E questo vale anche per la Commedia di Dante. Anche se al suo interno non mancano allegorie di tipo classico, tuttavia «le forme figurali sono decisamente prevalenti e decisive per tutta la struttura del poema» . Il che equivale a dire che una interpretazione puramente allegorica della Commedia sarebbe fuorviante. L'’Auerbach intende dimostrarlo con tre esempi: quello di Catone Uticense, Virgilio e Beatrice. Queste tre figure, se vengono prese puramente in senso allegorico o simbolico, mettendo da parte la loro consistenza storica, perdono tutta la loro efficacia.
Così nella Commedia Virgilio è bensì il Virgilio storico, ma d'altra parte non lo è più, perché quello storico è soltanto “figura” della verità adempiuta che il poema rivela, e questo adempimento è qualche cosa di più, è più reale, più significativo della “figura”. All’opposto che nei poeti moderni, in Dante il personaggio è tanto più reale quanto più è integralmente interpretato, quanto più esattamente è inserito nel piano della salvezza eterna. E all'opposto che negli antichi poeti dell’oltretomba, i quali mostravano come reale la vita terrena e come umbratile quella sotterranea, in lui l’oltretomba è la vera realtà, il mondo terreno è soltanto “umbra futurorum”, tenendo conto però che l’’umbra” è la prefigurazione della realtà ultraterrena e deve ritrovarsi completamente in essa .
Dunque la sintesi patristica tra figura e realtà, meditata nel rapporto tra i due Testamenti, centrata sull’Incarnazione del Verbo, e prolungata nei sacramenti della Chiesa, non conosce ancora in Dante quella dissociazione tra storia e spirito che diventerà tipica del mondo moderno, che si dividerà tra storicismo e spiritualismo.
Per Dante il senso letterale o la realtà storica di un personaggio non contraddice il suo significato più profondo, ma ne è la figura; la realtà storica non è abolita dal significato più profondo, ma ne è confermata e adempiuta .
Questa interpretazione permette di tenere in un insieme coerente sia il Dante dell'Inferno, così drammaticamente umano, sia il Dante del Paradiso, così penetrato dal divino.
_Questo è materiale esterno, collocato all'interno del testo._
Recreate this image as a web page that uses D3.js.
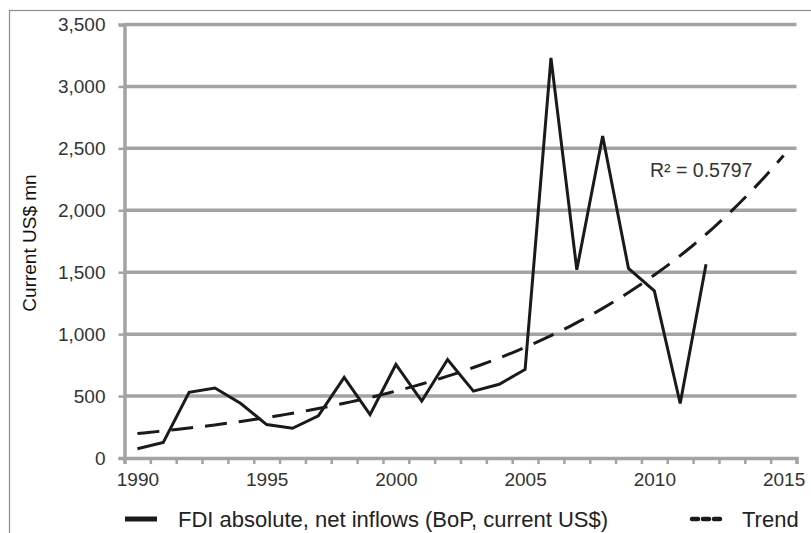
<!DOCTYPE html>
<html><head><meta charset="utf-8">
<script src="https://cdn.jsdelivr.net/npm/d3@7"></script>
<style>body{margin:0;background:#fff}svg{display:block}text{font-family:"Liberation Sans",Arial,sans-serif}</style>
</head><body>
<svg id="c" width="811" height="533"></svg>
<script>
const years = [1990,1991,1992,1993,1994,1995,1996,1997,1998,1999,2000,2001,2002,2003,2004,2005,2006,2007,2008,2009,2010,2011,2012];
const fdi = [75,125,530,565,440,270,240,340,650,350,755,460,795,540,595,715,3230,1520,2600,1530,1350,440,1565];
const yTicks = [0,500,1000,1500,2000,2500,3000,3500];
const xTicks = [1990,1995,2000,2005,2010,2015];
const trendEnd = 2015;
const r2Label = "R\u00b2 = 0.5797";
const seriesName = "FDI absolute, net inflows (BoP, current US$)";
const trendName = "Trend";
const yTitle = "Current US$ mn";

const svg = d3.select("#c");
svg.append("rect").attr("x",9.5).attr("y",10.5).attr("width",820).attr("height",540)
  .attr("fill","none").attr("stroke","#8c8c8c").attr("stroke-width",1.2);

// years occupy slots between tick marks (date axis, values centred in slot)
const x = d3.scaleLinear().domain([1989.5,2015.5]).range([124.5,796.5]);
const y = d3.scaleLinear().domain([0,3500]).range([458,24.5]);
const grey = "#a3a3a3";

// gridlines
svg.append("g").selectAll("line").data(yTicks.filter(d=>d>0)).join("line")
  .attr("x1",x(1989.5)).attr("x2",x(2015.5)).attr("y1",d=>y(d)).attr("y2",d=>y(d))
  .attr("stroke",grey).attr("stroke-width",3.5);

// y axis
const ya = svg.append("g").attr("transform",`translate(${x(1989.5)},0)`)
  .call(d3.axisLeft(y).tickValues(yTicks).tickFormat(d3.format(",")).tickSize(6).tickPadding(13));
ya.select(".domain").attr("stroke",grey).attr("stroke-width",3.5);
ya.selectAll(".tick line").attr("stroke",grey).attr("stroke-width",2.5);
ya.selectAll("text").attr("font-size",19).attr("fill","#333");

// x axis: tick marks at slot boundaries
const xa = svg.append("g").attr("transform",`translate(0,${y(0)})`)
  .call(d3.axisBottom(x).tickValues(d3.range(1989.5,2016,1)).tickFormat("").tickSize(6));
xa.select(".domain").attr("stroke",grey).attr("stroke-width",3.5);
xa.selectAll(".tick line").attr("stroke",grey).attr("stroke-width",2.5);
// x labels centred in slots
const xl = svg.append("g").attr("transform",`translate(0,${y(0)})`)
  .call(d3.axisBottom(x).tickValues(xTicks).tickFormat(d3.format("d")).tickSize(0).tickPadding(15));
xl.select(".domain").remove();
xl.selectAll("text").attr("font-size",19).attr("fill","#333");

// exponential trend (least squares on ln y, as spreadsheet trendline)
const lx = years.map(d=>d-1990), ly = fdi.map(v=>Math.log(v));
const mx = d3.mean(lx), my = d3.mean(ly);
const b = d3.sum(lx.map((t,i)=>(t-mx)*(ly[i]-my)))/d3.sum(lx.map(t=>(t-mx)*(t-mx)));
const a = my - b*mx;
const tPts = d3.range(1990, trendEnd+0.001, 0.25).map(t=>[t, Math.exp(a+b*(t-1990))]);
svg.append("path").datum(tPts)
  .attr("d", d3.line().x(d=>x(d[0])).y(d=>y(d[1])))
  .attr("fill","none").attr("stroke","#1a1a1a").attr("stroke-width",3)
  .attr("stroke-dasharray","22,12");

// data line
svg.append("path").datum(years.map((yr,i)=>[yr,fdi[i]]))
  .attr("d", d3.line().x(d=>x(d[0])).y(d=>y(d[1])))
  .attr("fill","none").attr("stroke","#1a1a1a").attr("stroke-width",3).attr("stroke-linejoin","miter");

svg.append("text").attr("x",650).attr("y",177).attr("font-size",19.5).attr("fill","#333").text(r2Label);

// y title
svg.append("text").attr("transform","translate(36,243) rotate(-90)").attr("text-anchor","middle")
  .attr("font-size",19).attr("fill","#111").text(yTitle);

// legend
svg.append("line").attr("x1",125).attr("x2",157).attr("y1",519).attr("y2",519).attr("stroke","#1a1a1a").attr("stroke-width",5);
svg.append("text").attr("x",178).attr("y",527).attr("font-size",22).attr("fill","#222").text(seriesName);
svg.append("line").attr("x1",692).attr("x2",720).attr("y1",519).attr("y2",519).attr("stroke","#1a1a1a").attr("stroke-width",4.5)
  .attr("stroke-linecap","round").attr("stroke-dasharray","6,5");
svg.append("text").attr("x",742).attr("y",527).attr("font-size",22).attr("fill","#222").text(trendName);
</script>
</body></html>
Certo, anche al tempo di Dante non mancavano le tendenze meramente spiritualistiche e neoplatoniche, ma Dante è decisamente alieno da esse. Secondo l'interpretazione figurale della realtà, «la vita terrena è assolutamente reale, della realtà di ogni carne in cui è penetrato il Logos, ma con tutta la sua realtà è soltanto “umbra” e “figura” di ciò che è autentico, futuro e definitivo» . Sotto questo aspetto Dante può essere considerato come l’ultimo grande rappresentante del pensiero patristico.